--- Recorded information ---
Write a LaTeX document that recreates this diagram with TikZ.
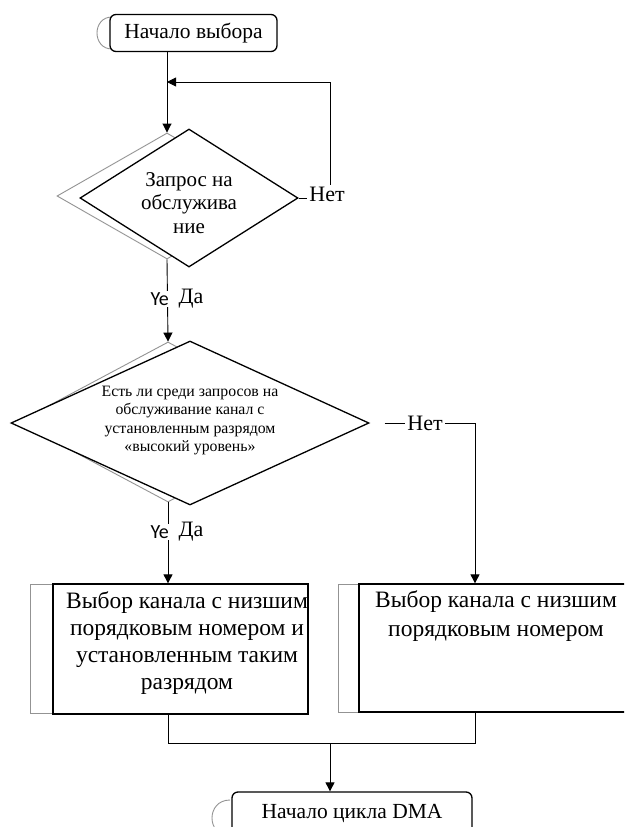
\documentclass[tikz,border=0pt]{standalone}
\usepackage{fontspec}
\setmainfont{Liberation Serif}
\newfontfamily\ghostfont{Carlito}
\usetikzlibrary{arrows.meta,shapes.geometric}
\begin{document}
\begin{tikzpicture}[x=1pt, y=-1pt, >={Triangle[length=9pt,width=9pt]},
  flow/.style={draw, line width=0.9pt},
  term/.style={draw, line width=1.3pt, rounded corners=6pt, fill=white, font=\fontsize{21.5}{24}\selectfont},
  decision/.style={diamond, draw, line width=1.3pt, fill=white, inner sep=0pt},
  procbox/.style={rectangle, draw, line width=1.3pt, fill=white, inner sep=0pt},
  ghost/.style={draw=gray!85, line width=0.9pt, inner sep=0pt},
  lbl/.style={fill=white, inner sep=2pt, font=\fontsize{22}{24}\selectfont},
  ghostlbl/.style={fill=white, inner sep=2pt, font=\ghostfont\fontsize{20}{22}\selectfont}]
\useasboundingbox (0,0) rectangle (624,827);
\clip (0,0) rectangle (624,827);
\fill[white] (0,0) rectangle (624,827);
\draw[ghost] (112,17) .. controls (92,17) and (92,49) .. (112,49);
\draw[ghost] (230,800) .. controls (206,800) and (206,836) .. (230,836);
\node[ghost, diamond, minimum width=220pt, minimum height=126pt] (q1) at (167,196) {};
\node[ghost, diamond, minimum width=300pt, minimum height=160pt] (q2) at (168,422) {};
\node[ghost, rectangle, minimum width=259pt, minimum height=129pt] (gbox1) at (160,648.5) {};
\node[ghost, rectangle, minimum width=262pt, minimum height=128pt] (gbox2) at (469,648) {};
\node[term, minimum width=167pt, minimum height=37pt] (start) at (193.5,33) {Начало выбора};
\node[decision, minimum width=218pt, minimum height=138pt] (d1) at (189,198) {};
\node[align=center, font=\fontsize{21}{23.5}\selectfont] (d1txt) at (189,203) {Запрос на\\обслужива\\ние};
\node[decision, minimum width=358pt, minimum height=164pt] (d2) at (190,423) {};
\node[align=center, font=\fontsize{15.8}{18.3}\selectfont] (d2txt) at (190,420.5) {Есть ли среди запросов на\\обслуживание канал с\\установленным разрядом\\«высокий уровень»};
\node[procbox, minimum width=255pt, minimum height=130pt] (box1) at (180.5,649) {};
\node[align=center, font=\fontsize{23.5}{27}\selectfont] (box1txt) at (187,643.5) {Выбор канала с низшим\\порядковым номером и\\установленным таким\\разрядом};
\node[procbox, minimum width=274pt, minimum height=128pt] (box2) at (496,648) {};
\node[align=center, font=\fontsize{23.5}{29}\selectfont] (box2txt) at (496,616.5) {Выбор канала с низшим\\порядковым номером};
\node[term, minimum width=240pt, minimum height=42pt] (stop) at (352,813) {Начало цикла DMA};
\coordinate (loopc) at (330,82);
\coordinate (nocorner) at (475,423);
\coordinate (merge) at (330,743);
\draw[flow, ->] (start.south -| q1.north) -- (q1.north);
\draw[flow, ->] (d1.east) -| (loopc) -- (loopc -| q1.north);
\draw[flow, ->] (q1.south) -- (q2.north);
\draw[flow, ->] ([xshift=15pt]d2.east) -- (nocorner) -- (nocorner |- box2.north);
\draw[flow, ->] (q2.south) -- (q2.south |- box1.north);
\draw[flow] (q2.south |- box1.south) |- (merge);
\draw[flow] (nocorner |- box2.south) |- (merge);
\draw[flow, ->] (merge) -- (merge |- stop.north);
\node[lbl] (no1) at (327,194) {Нет};
\node[lbl] (no2) at (425,423) {Нет};
\node[ghostlbl, anchor=east] (ye1) at (171,299) {Ye};
\node[lbl] (yes1) at (191,299) {Да};
\node[ghostlbl, anchor=east] (ye2) at (171,532) {Ye};
\node[lbl] (yes2) at (191,532) {Да};
\end{tikzpicture}
\end{document}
---
Task -
Copy the material exactly. Do not include the pictures.

Result -
Write a LaTeX document that recreates this diagram with TikZ.
\documentclass[tikz,border=0pt]{standalone}
\usepackage{fontspec}
\setmainfont{Liberation Serif}
\newfontfamily\ghostfont{Carlito}
\usetikzlibrary{arrows.meta,shapes.geometric}
\begin{document}
\begin{tikzpicture}[x=1pt, y=-1pt, >={Triangle[length=9pt,width=9pt]},
  flow/.style={draw, line width=0.9pt},
  term/.style={draw, line width=1.3pt, rounded corners=6pt, fill=white, font=\fontsize{21.5}{24}\selectfont},
  decision/.style={diamond, draw, line width=1.3pt, fill=white, inner sep=0pt},
  procbox/.style={rectangle, draw, line width=1.3pt, fill=white, inner sep=0pt},
  ghost/.style={draw=gray!85, line width=0.9pt, inner sep=0pt},
  lbl/.style={fill=white, inner sep=2pt, font=\fontsize{22}{24}\selectfont},
  ghostlbl/.style={fill=white, inner sep=2pt, font=\ghostfont\fontsize{20}{22}\selectfont}]
\useasboundingbox (0,0) rectangle (624,827);
\clip (0,0) rectangle (624,827);
\fill[white] (0,0) rectangle (624,827);
\draw[ghost] (112,17) .. controls (92,17) and (92,49) .. (112,49);
\draw[ghost] (230,800) .. controls (206,800) and (206,836) .. (230,836);
\node[ghost, diamond, minimum width=220pt, minimum height=126pt] (q1) at (167,196) {};
\node[ghost, diamond, minimum width=300pt, minimum height=160pt] (q2) at (168,422) {};
\node[ghost, rectangle, minimum width=259pt, minimum height=129pt] (gbox1) at (160,648.5) {};
\node[ghost, rectangle, minimum width=262pt, minimum height=128pt] (gbox2) at (469,648) {};
\node[term, minimum width=167pt, minimum height=37pt] (start) at (193.5,33) {Начало выбора};
\node[decision, minimum width=218pt, minimum height=138pt] (d1) at (189,198) {};
\node[align=center, font=\fontsize{21}{23.5}\selectfont] (d1txt) at (189,203) {Запрос на\\обслужива\\ние};
\node[decision, minimum width=358pt, minimum height=164pt] (d2) at (190,423) {};
\node[align=center, font=\fontsize{15.8}{18.3}\selectfont] (d2txt) at (190,420.5) {Есть ли среди запросов на\\обслуживание канал с\\установленным разрядом\\«высокий уровень»};
\node[procbox, minimum width=255pt, minimum height=130pt] (box1) at (180.5,649) {};
\node[align=center, font=\fontsize{23.5}{27}\selectfont] (box1txt) at (187,643.5) {Выбор канала с низшим\\порядковым номером и\\установленным таким\\разрядом};
\node[procbox, minimum width=274pt, minimum height=128pt] (box2) at (496,648) {};
\node[align=center, font=\fontsize{23.5}{29}\selectfont] (box2txt) at (496,616.5) {Выбор канала с низшим\\порядковым номером};
\node[term, minimum width=240pt, minimum height=42pt] (stop) at (352,813) {Начало цикла DMA};
\coordinate (loopc) at (330,82);
\coordinate (nocorner) at (475,423);
\coordinate (merge) at (330,743);
\draw[flow, ->] (start.south -| q1.north) -- (q1.north);
\draw[flow, ->] (d1.east) -| (loopc) -- (loopc -| q1.north);
\draw[flow, ->] (q1.south) -- (q2.north);
\draw[flow, ->] ([xshift=15pt]d2.east) -- (nocorner) -- (nocorner |- box2.north);
\draw[flow, ->] (q2.south) -- (q2.south |- box1.north);
\draw[flow] (q2.south |- box1.south) |- (merge);
\draw[flow] (nocorner |- box2.south) |- (merge);
\draw[flow, ->] (merge) -- (merge |- stop.north);
\node[lbl] (no1) at (327,194) {Нет};
\node[lbl] (no2) at (425,423) {Нет};
\node[ghostlbl, anchor=east] (ye1) at (171,299) {Ye};
\node[lbl] (yes1) at (191,299) {Да};
\node[ghostlbl, anchor=east] (ye2) at (171,532) {Ye};
\node[lbl] (yes2) at (191,532) {Да};
\end{tikzpicture}
\end{document}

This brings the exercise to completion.